■ **Written exercise**: Below are the entries; count the lines in them that contain the word "this" and give only the number.

■ **Supplied data**:
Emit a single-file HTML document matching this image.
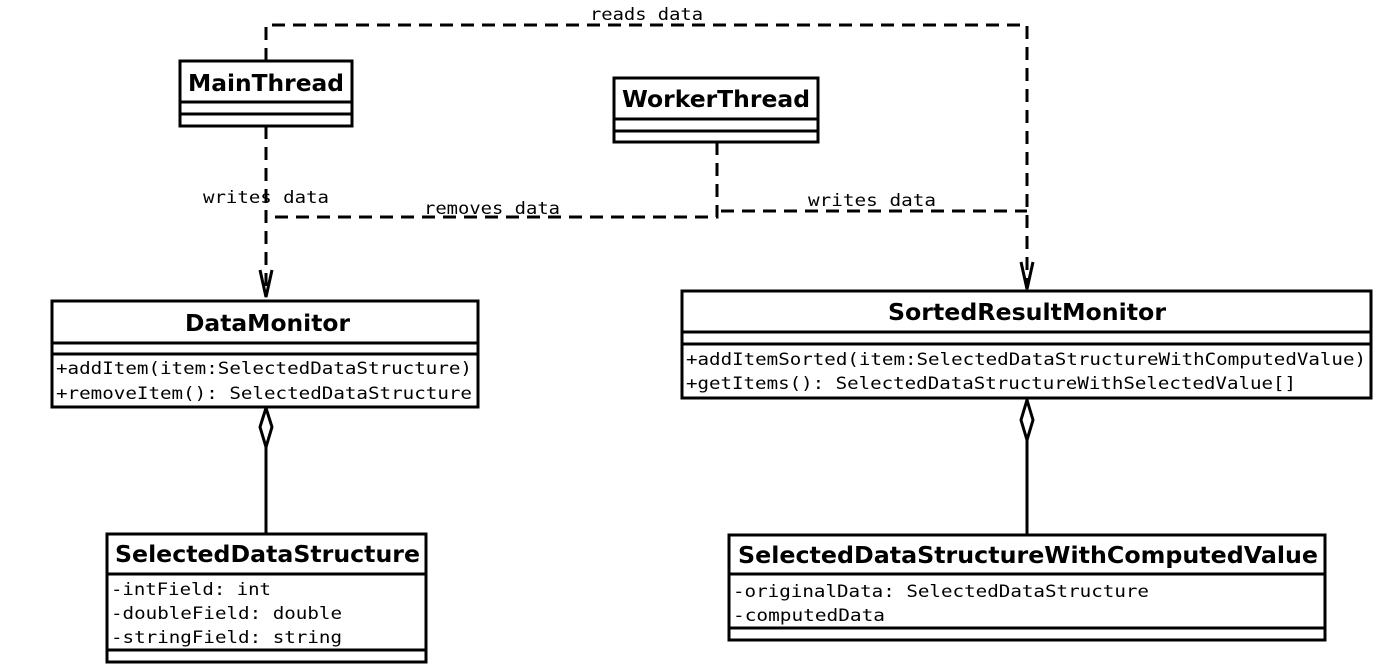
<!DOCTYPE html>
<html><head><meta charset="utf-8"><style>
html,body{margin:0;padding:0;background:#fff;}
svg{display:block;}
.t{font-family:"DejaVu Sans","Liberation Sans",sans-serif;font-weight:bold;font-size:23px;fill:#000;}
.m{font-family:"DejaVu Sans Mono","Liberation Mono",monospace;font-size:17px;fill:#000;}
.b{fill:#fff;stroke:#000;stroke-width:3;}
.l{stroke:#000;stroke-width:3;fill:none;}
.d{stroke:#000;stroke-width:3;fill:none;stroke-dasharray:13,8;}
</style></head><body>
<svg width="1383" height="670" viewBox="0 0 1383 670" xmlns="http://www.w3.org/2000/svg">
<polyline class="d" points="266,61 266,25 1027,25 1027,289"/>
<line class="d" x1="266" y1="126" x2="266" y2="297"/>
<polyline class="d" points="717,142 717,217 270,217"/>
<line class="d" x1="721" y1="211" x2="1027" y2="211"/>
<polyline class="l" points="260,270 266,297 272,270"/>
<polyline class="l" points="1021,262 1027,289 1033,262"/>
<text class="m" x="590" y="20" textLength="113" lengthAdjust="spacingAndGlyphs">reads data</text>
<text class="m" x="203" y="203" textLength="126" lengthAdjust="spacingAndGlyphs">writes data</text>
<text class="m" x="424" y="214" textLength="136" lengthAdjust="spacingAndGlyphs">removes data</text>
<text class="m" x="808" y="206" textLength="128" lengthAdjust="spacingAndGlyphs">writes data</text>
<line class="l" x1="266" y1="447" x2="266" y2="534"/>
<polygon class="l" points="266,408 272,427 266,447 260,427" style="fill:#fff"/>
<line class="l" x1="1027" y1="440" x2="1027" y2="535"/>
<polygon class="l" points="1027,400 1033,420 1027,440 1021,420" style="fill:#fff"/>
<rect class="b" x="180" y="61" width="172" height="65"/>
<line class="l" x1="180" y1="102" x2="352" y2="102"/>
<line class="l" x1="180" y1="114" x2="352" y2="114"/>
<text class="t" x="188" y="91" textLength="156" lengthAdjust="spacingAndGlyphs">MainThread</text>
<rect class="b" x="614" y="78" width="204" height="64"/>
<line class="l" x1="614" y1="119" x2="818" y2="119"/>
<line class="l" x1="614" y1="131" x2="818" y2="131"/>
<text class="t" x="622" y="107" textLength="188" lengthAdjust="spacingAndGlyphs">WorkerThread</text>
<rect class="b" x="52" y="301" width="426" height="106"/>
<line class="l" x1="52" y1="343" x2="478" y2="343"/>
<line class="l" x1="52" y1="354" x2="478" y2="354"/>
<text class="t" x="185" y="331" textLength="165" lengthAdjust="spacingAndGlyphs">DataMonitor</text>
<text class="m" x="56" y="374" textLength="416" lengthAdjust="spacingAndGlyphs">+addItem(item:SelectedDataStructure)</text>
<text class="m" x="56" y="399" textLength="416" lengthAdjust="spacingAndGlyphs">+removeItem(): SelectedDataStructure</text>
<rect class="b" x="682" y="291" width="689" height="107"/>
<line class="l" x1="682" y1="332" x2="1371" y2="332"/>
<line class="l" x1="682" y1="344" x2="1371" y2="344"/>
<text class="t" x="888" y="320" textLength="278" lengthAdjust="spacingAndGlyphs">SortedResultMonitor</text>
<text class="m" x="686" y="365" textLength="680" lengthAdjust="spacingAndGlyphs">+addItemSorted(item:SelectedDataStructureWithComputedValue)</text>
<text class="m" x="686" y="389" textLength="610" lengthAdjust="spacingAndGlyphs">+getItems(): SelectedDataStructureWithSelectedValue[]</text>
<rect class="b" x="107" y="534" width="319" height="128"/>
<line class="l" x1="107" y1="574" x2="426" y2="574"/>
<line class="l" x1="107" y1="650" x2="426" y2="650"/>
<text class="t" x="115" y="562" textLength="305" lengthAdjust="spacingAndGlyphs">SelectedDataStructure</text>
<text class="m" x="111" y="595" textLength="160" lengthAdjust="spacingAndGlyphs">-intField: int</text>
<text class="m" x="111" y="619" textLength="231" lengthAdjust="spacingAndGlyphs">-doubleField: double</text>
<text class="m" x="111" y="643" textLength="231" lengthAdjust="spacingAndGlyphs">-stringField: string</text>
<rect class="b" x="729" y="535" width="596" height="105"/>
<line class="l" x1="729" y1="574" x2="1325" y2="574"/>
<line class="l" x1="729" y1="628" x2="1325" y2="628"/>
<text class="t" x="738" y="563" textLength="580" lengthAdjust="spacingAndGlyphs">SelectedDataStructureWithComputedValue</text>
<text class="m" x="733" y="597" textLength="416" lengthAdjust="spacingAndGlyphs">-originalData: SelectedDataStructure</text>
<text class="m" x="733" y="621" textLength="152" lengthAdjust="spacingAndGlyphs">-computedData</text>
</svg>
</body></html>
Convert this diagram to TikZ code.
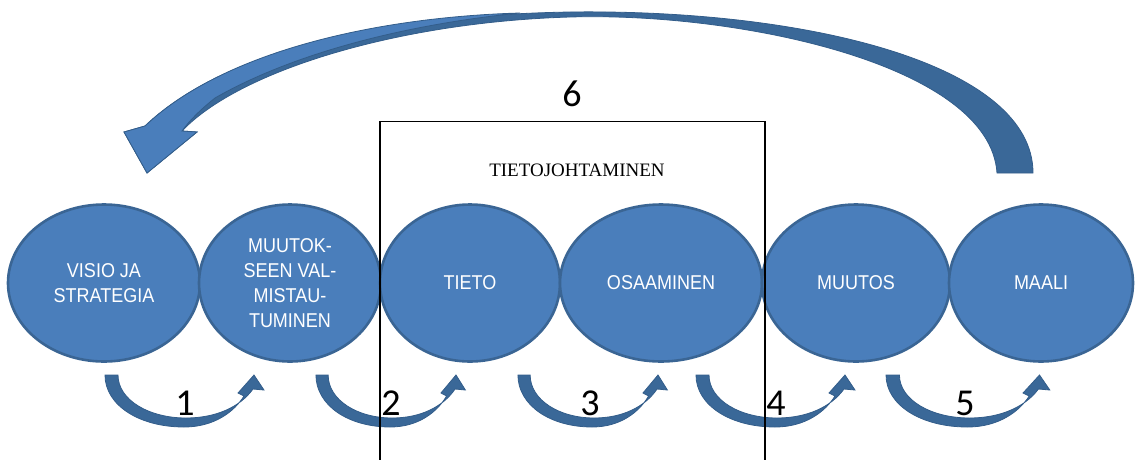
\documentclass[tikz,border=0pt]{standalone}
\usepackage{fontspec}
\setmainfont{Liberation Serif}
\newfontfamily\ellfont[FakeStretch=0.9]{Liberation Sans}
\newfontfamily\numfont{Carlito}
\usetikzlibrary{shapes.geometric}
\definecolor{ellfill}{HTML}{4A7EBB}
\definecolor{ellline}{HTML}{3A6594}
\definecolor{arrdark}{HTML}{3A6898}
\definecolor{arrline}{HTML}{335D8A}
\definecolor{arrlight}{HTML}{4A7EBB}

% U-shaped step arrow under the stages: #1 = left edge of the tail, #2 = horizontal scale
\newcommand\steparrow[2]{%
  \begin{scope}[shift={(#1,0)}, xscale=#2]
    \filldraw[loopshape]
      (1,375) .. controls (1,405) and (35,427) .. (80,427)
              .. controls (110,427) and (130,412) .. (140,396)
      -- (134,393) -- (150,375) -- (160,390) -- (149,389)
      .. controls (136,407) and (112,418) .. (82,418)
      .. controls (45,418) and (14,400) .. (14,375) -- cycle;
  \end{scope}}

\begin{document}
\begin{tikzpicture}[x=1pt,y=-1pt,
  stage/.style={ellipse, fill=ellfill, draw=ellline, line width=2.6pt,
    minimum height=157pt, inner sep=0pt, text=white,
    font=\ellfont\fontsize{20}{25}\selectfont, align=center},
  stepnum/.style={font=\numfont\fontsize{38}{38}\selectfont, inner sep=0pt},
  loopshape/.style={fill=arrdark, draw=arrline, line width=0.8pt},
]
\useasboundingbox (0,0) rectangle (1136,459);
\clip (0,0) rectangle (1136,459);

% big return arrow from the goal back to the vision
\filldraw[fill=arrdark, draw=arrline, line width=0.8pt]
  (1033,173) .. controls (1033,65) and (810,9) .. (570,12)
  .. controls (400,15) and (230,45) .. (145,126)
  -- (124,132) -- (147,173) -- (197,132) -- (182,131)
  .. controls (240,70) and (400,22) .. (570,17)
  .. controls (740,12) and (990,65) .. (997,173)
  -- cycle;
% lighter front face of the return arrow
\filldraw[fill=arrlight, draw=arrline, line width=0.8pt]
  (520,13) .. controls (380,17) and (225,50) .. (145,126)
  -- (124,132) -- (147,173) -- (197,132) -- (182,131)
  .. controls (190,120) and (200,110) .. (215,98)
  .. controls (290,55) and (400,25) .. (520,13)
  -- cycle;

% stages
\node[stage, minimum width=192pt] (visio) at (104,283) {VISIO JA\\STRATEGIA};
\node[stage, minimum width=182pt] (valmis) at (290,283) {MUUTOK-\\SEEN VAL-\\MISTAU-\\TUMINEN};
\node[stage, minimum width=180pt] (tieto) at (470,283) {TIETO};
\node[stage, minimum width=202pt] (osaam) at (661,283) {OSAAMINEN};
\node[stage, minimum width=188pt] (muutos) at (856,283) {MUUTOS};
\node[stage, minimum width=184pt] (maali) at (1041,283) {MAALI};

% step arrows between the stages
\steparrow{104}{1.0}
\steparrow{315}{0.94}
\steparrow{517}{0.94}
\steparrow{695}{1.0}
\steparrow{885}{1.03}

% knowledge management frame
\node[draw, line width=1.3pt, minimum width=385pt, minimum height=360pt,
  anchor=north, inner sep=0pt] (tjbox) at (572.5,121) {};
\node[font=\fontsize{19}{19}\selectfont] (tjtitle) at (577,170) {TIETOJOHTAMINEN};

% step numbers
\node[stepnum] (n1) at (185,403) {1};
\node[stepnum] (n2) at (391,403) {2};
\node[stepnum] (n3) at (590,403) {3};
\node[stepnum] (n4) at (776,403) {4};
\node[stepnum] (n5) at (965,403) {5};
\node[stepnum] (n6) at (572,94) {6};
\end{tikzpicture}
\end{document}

■ **Solution below**: 2